**Given request:**
Beneath this line are entries. Copy the range from the line with "Give me the" to the line with "0.032, 0.034, 0.033];", ends included, exactly; leave pictures out.
::::
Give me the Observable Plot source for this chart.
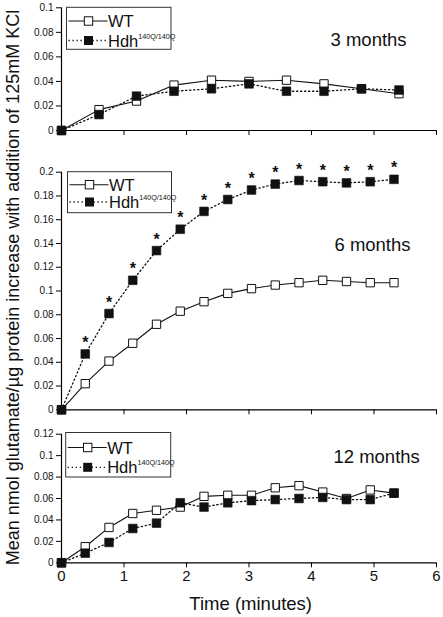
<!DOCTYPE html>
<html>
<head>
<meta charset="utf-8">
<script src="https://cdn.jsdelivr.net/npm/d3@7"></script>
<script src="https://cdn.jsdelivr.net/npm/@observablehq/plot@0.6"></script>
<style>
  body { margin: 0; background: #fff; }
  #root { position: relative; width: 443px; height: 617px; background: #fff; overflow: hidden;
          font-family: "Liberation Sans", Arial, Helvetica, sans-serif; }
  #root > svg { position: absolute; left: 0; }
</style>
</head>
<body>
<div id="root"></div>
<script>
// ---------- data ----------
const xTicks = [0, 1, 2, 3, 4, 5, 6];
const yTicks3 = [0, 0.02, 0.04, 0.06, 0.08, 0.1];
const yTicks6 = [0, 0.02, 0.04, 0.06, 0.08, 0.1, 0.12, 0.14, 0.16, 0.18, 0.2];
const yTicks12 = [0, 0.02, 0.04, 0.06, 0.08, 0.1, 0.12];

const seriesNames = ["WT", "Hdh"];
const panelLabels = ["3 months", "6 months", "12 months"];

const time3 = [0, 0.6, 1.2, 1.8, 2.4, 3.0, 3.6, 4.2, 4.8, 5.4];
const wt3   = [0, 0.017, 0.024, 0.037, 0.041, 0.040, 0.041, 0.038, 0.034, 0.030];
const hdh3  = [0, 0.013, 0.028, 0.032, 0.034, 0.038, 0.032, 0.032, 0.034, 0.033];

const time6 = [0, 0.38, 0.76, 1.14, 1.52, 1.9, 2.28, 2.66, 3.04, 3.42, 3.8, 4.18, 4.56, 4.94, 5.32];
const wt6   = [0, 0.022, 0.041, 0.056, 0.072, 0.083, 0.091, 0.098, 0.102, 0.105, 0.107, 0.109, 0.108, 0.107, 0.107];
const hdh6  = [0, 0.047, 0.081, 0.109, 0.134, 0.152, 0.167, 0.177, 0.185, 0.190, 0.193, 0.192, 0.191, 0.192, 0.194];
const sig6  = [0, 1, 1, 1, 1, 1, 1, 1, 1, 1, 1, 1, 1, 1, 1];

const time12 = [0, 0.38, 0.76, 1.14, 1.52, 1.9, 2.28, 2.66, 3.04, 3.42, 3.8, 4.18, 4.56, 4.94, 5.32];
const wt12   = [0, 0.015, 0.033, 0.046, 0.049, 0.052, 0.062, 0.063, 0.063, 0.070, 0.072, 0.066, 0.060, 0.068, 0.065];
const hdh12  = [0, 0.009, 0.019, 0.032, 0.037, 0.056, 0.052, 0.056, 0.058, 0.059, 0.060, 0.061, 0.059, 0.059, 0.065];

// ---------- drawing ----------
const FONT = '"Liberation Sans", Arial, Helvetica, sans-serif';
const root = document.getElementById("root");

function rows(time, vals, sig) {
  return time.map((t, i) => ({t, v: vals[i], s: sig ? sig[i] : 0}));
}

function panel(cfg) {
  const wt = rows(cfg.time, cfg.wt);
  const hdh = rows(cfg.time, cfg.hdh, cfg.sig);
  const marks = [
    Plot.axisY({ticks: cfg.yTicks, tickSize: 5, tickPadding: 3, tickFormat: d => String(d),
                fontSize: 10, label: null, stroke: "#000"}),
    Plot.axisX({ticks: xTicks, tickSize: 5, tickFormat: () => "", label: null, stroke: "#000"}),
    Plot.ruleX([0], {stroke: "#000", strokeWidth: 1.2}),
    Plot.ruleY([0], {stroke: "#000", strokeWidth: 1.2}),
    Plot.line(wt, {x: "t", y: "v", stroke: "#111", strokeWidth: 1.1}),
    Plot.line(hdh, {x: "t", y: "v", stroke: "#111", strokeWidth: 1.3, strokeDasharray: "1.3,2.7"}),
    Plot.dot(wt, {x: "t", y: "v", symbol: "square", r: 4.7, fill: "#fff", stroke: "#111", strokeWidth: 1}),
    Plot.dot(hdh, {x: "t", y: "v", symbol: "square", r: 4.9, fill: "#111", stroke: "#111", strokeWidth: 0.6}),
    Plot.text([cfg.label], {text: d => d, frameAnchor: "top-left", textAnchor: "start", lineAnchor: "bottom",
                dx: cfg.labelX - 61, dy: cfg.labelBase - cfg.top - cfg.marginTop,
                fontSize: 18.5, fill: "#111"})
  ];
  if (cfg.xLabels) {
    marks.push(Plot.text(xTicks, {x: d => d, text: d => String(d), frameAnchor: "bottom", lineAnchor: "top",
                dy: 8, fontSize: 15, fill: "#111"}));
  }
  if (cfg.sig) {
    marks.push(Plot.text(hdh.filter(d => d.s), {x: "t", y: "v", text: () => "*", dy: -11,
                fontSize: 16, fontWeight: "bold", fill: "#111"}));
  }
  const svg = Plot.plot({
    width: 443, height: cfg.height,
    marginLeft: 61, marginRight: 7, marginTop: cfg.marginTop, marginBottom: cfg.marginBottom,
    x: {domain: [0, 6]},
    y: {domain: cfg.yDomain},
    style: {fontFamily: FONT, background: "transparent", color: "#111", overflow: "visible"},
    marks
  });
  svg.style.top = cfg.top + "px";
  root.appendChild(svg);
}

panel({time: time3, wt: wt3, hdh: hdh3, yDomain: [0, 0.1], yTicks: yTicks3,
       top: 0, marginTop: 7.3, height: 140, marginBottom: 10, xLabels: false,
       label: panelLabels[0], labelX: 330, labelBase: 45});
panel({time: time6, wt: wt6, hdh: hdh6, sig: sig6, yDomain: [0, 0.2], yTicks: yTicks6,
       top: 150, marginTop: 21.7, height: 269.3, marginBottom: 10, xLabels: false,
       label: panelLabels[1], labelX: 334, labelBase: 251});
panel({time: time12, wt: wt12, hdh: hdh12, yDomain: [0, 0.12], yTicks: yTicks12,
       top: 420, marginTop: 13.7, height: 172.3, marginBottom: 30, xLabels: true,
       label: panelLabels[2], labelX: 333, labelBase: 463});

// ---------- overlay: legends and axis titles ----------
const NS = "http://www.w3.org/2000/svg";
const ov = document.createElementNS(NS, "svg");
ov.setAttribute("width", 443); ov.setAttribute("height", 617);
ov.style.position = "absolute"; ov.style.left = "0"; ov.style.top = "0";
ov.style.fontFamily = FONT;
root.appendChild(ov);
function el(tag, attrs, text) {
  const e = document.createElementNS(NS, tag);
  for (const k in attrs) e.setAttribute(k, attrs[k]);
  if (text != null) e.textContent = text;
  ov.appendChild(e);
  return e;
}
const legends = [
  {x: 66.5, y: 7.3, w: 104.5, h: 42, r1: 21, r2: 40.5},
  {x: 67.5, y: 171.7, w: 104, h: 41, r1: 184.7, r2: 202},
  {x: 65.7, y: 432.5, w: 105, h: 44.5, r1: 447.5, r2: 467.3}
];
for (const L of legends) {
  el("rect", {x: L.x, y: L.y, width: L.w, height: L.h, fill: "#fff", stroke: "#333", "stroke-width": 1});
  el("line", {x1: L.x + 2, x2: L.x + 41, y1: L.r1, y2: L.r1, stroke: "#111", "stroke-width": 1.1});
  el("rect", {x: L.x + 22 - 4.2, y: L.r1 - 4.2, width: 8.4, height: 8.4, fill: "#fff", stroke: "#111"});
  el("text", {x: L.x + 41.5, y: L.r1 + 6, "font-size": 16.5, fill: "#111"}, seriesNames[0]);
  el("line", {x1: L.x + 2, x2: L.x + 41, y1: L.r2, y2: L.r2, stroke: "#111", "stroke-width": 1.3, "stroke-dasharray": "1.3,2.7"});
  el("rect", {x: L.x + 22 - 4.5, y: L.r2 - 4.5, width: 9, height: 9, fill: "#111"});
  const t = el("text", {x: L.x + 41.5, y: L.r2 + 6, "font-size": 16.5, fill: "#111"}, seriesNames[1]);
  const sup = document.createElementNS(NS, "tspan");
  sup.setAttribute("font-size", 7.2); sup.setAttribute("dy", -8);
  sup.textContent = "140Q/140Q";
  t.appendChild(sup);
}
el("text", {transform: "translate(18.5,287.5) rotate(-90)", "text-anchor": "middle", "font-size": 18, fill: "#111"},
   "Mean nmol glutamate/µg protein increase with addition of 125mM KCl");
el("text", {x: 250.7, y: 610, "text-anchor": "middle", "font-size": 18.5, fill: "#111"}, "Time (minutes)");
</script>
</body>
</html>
::::
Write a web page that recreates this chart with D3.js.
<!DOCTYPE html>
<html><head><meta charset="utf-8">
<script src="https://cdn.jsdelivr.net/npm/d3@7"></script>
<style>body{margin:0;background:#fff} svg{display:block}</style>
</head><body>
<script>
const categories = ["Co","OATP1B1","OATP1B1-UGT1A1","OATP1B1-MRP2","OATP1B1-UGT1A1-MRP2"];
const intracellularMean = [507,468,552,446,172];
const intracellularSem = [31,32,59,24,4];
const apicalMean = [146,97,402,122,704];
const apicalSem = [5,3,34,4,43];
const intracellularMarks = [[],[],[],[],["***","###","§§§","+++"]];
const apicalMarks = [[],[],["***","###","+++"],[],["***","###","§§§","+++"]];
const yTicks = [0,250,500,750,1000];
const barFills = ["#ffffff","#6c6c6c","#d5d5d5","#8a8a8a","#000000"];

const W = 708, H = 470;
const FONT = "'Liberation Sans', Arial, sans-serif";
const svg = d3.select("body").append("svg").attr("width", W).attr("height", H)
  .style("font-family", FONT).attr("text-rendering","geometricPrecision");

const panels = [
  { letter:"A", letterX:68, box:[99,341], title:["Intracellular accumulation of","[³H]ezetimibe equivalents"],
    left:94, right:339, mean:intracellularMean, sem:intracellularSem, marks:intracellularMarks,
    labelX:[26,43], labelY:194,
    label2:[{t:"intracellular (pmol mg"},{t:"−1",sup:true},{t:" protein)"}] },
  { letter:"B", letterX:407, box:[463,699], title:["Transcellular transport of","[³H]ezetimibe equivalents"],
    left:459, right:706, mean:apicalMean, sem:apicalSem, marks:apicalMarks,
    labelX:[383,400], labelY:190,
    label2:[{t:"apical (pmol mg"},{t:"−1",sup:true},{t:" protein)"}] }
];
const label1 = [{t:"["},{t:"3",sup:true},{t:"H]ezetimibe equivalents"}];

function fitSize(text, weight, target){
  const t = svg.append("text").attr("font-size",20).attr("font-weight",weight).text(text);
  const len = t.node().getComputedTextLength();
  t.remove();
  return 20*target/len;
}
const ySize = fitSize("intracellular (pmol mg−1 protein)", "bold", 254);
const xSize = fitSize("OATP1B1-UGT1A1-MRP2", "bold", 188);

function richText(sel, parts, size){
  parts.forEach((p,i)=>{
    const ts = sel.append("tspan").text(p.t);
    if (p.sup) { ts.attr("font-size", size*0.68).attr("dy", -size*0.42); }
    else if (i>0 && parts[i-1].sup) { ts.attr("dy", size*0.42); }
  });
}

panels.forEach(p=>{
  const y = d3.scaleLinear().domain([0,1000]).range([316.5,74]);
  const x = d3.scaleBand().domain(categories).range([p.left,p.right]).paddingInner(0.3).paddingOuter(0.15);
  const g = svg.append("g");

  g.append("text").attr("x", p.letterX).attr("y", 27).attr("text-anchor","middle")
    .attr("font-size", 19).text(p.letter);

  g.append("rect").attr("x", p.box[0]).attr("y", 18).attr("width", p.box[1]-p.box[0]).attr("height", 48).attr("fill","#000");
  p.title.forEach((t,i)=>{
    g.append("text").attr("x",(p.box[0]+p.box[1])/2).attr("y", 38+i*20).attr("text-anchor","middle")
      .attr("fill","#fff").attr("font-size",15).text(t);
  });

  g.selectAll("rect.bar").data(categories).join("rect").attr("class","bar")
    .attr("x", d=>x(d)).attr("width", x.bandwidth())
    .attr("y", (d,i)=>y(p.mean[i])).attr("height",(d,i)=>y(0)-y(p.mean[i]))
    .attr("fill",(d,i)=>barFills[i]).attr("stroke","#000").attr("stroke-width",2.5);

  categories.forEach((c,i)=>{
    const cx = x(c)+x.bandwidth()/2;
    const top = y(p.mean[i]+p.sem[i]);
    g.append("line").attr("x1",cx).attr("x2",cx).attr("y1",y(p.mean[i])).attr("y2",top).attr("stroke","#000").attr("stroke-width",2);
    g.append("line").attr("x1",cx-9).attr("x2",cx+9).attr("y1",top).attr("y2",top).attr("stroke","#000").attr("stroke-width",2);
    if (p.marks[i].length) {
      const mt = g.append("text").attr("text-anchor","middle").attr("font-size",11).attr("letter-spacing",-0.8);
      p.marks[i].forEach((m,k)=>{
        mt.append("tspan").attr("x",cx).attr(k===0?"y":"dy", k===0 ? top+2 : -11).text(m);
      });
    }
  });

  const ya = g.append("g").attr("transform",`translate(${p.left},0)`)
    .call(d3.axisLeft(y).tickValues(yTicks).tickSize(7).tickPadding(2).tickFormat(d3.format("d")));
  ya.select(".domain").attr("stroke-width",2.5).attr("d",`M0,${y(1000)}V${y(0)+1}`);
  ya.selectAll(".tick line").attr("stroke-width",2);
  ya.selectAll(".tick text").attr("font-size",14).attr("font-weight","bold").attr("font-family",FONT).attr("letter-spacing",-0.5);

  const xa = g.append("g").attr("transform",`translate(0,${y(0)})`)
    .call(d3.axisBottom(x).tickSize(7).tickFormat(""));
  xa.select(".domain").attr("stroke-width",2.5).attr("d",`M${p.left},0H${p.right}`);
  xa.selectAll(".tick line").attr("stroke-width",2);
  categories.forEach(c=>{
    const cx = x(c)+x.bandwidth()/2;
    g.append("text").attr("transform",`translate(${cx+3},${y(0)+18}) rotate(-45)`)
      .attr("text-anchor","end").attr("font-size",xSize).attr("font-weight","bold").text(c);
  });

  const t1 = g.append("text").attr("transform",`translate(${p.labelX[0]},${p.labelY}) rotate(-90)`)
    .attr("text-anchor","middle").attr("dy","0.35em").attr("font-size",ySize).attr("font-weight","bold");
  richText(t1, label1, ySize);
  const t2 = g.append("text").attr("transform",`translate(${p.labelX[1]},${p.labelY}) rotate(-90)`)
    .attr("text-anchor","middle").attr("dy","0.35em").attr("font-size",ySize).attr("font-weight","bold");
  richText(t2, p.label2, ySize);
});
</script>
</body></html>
::::
**Task result:**
Give me the Observable Plot source for this chart.
<!DOCTYPE html>
<html>
<head>
<meta charset="utf-8">
<script src="https://cdn.jsdelivr.net/npm/d3@7"></script>
<script src="https://cdn.jsdelivr.net/npm/@observablehq/plot@0.6"></script>
<style>
  body { margin: 0; background: #fff; }
  #root { position: relative; width: 443px; height: 617px; background: #fff; overflow: hidden;
          font-family: "Liberation Sans", Arial, Helvetica, sans-serif; }
  #root > svg { position: absolute; left: 0; }
</style>
</head>
<body>
<div id="root"></div>
<script>
// ---------- data ----------
const xTicks = [0, 1, 2, 3, 4, 5, 6];
const yTicks3 = [0, 0.02, 0.04, 0.06, 0.08, 0.1];
const yTicks6 = [0, 0.02, 0.04, 0.06, 0.08, 0.1, 0.12, 0.14, 0.16, 0.18, 0.2];
const yTicks12 = [0, 0.02, 0.04, 0.06, 0.08, 0.1, 0.12];

const seriesNames = ["WT", "Hdh"];
const panelLabels = ["3 months", "6 months", "12 months"];

const time3 = [0, 0.6, 1.2, 1.8, 2.4, 3.0, 3.6, 4.2, 4.8, 5.4];
const wt3   = [0, 0.017, 0.024, 0.037, 0.041, 0.040, 0.041, 0.038, 0.034, 0.030];
const hdh3  = [0, 0.013, 0.028, 0.032, 0.034, 0.038, 0.032, 0.032, 0.034, 0.033];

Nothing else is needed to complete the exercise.